Data:
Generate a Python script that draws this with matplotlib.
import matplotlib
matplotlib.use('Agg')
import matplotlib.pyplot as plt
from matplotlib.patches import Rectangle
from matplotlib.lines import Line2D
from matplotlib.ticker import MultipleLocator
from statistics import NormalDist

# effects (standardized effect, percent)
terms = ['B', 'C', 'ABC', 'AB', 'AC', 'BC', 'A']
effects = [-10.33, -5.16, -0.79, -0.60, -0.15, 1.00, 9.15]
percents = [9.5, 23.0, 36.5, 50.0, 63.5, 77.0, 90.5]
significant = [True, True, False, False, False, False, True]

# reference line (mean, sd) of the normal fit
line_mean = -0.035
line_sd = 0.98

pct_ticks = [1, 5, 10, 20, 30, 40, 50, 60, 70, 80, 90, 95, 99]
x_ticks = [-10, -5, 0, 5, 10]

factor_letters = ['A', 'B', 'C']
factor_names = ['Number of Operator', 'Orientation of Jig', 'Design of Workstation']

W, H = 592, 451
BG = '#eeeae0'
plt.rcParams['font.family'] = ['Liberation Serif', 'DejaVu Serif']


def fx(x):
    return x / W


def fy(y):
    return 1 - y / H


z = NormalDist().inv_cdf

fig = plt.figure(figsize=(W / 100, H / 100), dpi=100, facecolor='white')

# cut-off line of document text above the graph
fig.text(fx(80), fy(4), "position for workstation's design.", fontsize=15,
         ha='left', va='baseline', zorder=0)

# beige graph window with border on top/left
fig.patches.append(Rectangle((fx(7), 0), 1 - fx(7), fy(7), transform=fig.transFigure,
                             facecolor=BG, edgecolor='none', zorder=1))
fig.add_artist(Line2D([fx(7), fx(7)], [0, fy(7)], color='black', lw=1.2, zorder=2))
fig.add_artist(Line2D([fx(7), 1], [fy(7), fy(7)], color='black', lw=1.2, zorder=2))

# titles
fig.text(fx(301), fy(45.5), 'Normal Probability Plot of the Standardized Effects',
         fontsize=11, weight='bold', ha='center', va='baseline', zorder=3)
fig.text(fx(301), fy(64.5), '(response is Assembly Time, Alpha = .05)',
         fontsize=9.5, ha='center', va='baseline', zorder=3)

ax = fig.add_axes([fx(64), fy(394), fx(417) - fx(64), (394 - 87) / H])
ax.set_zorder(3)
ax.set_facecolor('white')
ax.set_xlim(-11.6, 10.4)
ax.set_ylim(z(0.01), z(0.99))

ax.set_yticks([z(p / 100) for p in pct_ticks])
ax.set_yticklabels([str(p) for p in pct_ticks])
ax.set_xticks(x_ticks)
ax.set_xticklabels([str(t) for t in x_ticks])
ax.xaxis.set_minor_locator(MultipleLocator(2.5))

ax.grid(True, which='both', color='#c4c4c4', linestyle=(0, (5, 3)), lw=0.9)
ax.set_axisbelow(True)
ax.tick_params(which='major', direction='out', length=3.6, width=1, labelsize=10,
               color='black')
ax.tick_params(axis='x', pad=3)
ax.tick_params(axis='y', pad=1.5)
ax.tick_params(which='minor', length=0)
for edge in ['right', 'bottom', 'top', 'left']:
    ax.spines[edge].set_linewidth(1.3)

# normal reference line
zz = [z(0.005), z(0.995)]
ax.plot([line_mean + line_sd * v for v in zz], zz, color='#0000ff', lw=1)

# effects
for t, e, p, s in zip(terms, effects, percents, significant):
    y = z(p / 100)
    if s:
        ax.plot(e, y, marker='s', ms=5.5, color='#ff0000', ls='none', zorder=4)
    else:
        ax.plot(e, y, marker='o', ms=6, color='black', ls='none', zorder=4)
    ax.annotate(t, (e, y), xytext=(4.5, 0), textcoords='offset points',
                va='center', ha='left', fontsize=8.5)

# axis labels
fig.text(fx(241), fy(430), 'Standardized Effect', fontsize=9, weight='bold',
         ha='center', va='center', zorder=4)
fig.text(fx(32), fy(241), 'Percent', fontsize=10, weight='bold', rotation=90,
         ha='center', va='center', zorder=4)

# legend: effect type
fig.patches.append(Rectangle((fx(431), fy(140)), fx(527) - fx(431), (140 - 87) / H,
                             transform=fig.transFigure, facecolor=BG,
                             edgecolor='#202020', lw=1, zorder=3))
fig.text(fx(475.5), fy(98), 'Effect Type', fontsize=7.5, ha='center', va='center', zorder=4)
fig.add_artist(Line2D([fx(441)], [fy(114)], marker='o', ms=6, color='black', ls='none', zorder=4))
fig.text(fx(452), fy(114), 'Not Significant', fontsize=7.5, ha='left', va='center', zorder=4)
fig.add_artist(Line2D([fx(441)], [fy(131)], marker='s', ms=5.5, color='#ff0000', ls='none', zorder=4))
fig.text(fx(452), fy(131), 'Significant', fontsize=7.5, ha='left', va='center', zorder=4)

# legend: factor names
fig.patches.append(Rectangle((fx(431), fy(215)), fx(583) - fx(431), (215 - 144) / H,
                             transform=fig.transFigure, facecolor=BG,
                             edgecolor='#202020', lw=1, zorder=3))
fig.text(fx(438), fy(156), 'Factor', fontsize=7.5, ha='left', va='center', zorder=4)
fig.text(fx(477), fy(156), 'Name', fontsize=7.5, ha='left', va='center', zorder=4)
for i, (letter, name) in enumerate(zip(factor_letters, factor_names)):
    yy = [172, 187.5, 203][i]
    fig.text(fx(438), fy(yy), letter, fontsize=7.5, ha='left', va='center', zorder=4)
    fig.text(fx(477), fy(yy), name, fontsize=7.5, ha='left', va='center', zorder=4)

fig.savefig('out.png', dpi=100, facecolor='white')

Your goal:
Retype the material above, line by line, exactly.

Correct answer:
Generate a Python script that draws this with matplotlib.
import matplotlib
matplotlib.use('Agg')
import matplotlib.pyplot as plt
from matplotlib.patches import Rectangle
from matplotlib.lines import Line2D
from matplotlib.ticker import MultipleLocator
from statistics import NormalDist

# effects (standardized effect, percent)
terms = ['B', 'C', 'ABC', 'AB', 'AC', 'BC', 'A']
effects = [-10.33, -5.16, -0.79, -0.60, -0.15, 1.00, 9.15]
percents = [9.5, 23.0, 36.5, 50.0, 63.5, 77.0, 90.5]
significant = [True, True, False, False, False, False, True]

# reference line (mean, sd) of the normal fit
line_mean = -0.035
line_sd = 0.98

pct_ticks = [1, 5, 10, 20, 30, 40, 50, 60, 70, 80, 90, 95, 99]
x_ticks = [-10, -5, 0, 5, 10]

factor_letters = ['A', 'B', 'C']
factor_names = ['Number of Operator', 'Orientation of Jig', 'Design of Workstation']

W, H = 592, 451
BG = '#eeeae0'
plt.rcParams['font.family'] = ['Liberation Serif', 'DejaVu Serif']


def fx(x):
    return x / W


def fy(y):
    return 1 - y / H


z = NormalDist().inv_cdf

fig = plt.figure(figsize=(W / 100, H / 100), dpi=100, facecolor='white')

# cut-off line of document text above the graph
fig.text(fx(80), fy(4), "position for workstation's design.", fontsize=15,
         ha='left', va='baseline', zorder=0)

# beige graph window with border on top/left
fig.patches.append(Rectangle((fx(7), 0), 1 - fx(7), fy(7), transform=fig.transFigure,
                             facecolor=BG, edgecolor='none', zorder=1))
fig.add_artist(Line2D([fx(7), fx(7)], [0, fy(7)], color='black', lw=1.2, zorder=2))
fig.add_artist(Line2D([fx(7), 1], [fy(7), fy(7)], color='black', lw=1.2, zorder=2))

# titles
fig.text(fx(301), fy(45.5), 'Normal Probability Plot of the Standardized Effects',
         fontsize=11, weight='bold', ha='center', va='baseline', zorder=3)
fig.text(fx(301), fy(64.5), '(response is Assembly Time, Alpha = .05)',
         fontsize=9.5, ha='center', va='baseline', zorder=3)

ax = fig.add_axes([fx(64), fy(394), fx(417) - fx(64), (394 - 87) / H])
ax.set_zorder(3)
ax.set_facecolor('white')
ax.set_xlim(-11.6, 10.4)
ax.set_ylim(z(0.01), z(0.99))

ax.set_yticks([z(p / 100) for p in pct_ticks])
ax.set_yticklabels([str(p) for p in pct_ticks])
ax.set_xticks(x_ticks)
ax.set_xticklabels([str(t) for t in x_ticks])
ax.xaxis.set_minor_locator(MultipleLocator(2.5))

ax.grid(True, which='both', color='#c4c4c4', linestyle=(0, (5, 3)), lw=0.9)
ax.set_axisbelow(True)
ax.tick_params(which='major', direction='out', length=3.6, width=1, labelsize=10,
               color='black')
ax.tick_params(axis='x', pad=3)
ax.tick_params(axis='y', pad=1.5)
ax.tick_params(which='minor', length=0)
for edge in ['right', 'bottom', 'top', 'left']:
    ax.spines[edge].set_linewidth(1.3)

# normal reference line
zz = [z(0.005), z(0.995)]
ax.plot([line_mean + line_sd * v for v in zz], zz, color='#0000ff', lw=1)

# effects
for t, e, p, s in zip(terms, effects, percents, significant):
    y = z(p / 100)
    if s:
        ax.plot(e, y, marker='s', ms=5.5, color='#ff0000', ls='none', zorder=4)
    else:
        ax.plot(e, y, marker='o', ms=6, color='black', ls='none', zorder=4)
    ax.annotate(t, (e, y), xytext=(4.5, 0), textcoords='offset points',
                va='center', ha='left', fontsize=8.5)

# axis labels
fig.text(fx(241), fy(430), 'Standardized Effect', fontsize=9, weight='bold',
         ha='center', va='center', zorder=4)
fig.text(fx(32), fy(241), 'Percent', fontsize=10, weight='bold', rotation=90,
         ha='center', va='center', zorder=4)

# legend: effect type
fig.patches.append(Rectangle((fx(431), fy(140)), fx(527) - fx(431), (140 - 87) / H,
                             transform=fig.transFigure, facecolor=BG,
                             edgecolor='#202020', lw=1, zorder=3))
fig.text(fx(475.5), fy(98), 'Effect Type', fontsize=7.5, ha='center', va='center', zorder=4)
fig.add_artist(Line2D([fx(441)], [fy(114)], marker='o', ms=6, color='black', ls='none', zorder=4))
fig.text(fx(452), fy(114), 'Not Significant', fontsize=7.5, ha='left', va='center', zorder=4)
fig.add_artist(Line2D([fx(441)], [fy(131)], marker='s', ms=5.5, color='#ff0000', ls='none', zorder=4))
fig.text(fx(452), fy(131), 'Significant', fontsize=7.5, ha='left', va='center', zorder=4)

# legend: factor names
fig.patches.append(Rectangle((fx(431), fy(215)), fx(583) - fx(431), (215 - 144) / H,
                             transform=fig.transFigure, facecolor=BG,
                             edgecolor='#202020', lw=1, zorder=3))
fig.text(fx(438), fy(156), 'Factor', fontsize=7.5, ha='left', va='center', zorder=4)
fig.text(fx(477), fy(156), 'Name', fontsize=7.5, ha='left', va='center', zorder=4)
for i, (letter, name) in enumerate(zip(factor_letters, factor_names)):
    yy = [172, 187.5, 203][i]
    fig.text(fx(438), fy(yy), letter, fontsize=7.5, ha='left', va='center', zorder=4)
    fig.text(fx(477), fy(yy), name, fontsize=7.5, ha='left', va='center', zorder=4)

fig.savefig('out.png', dpi=100, facecolor='white')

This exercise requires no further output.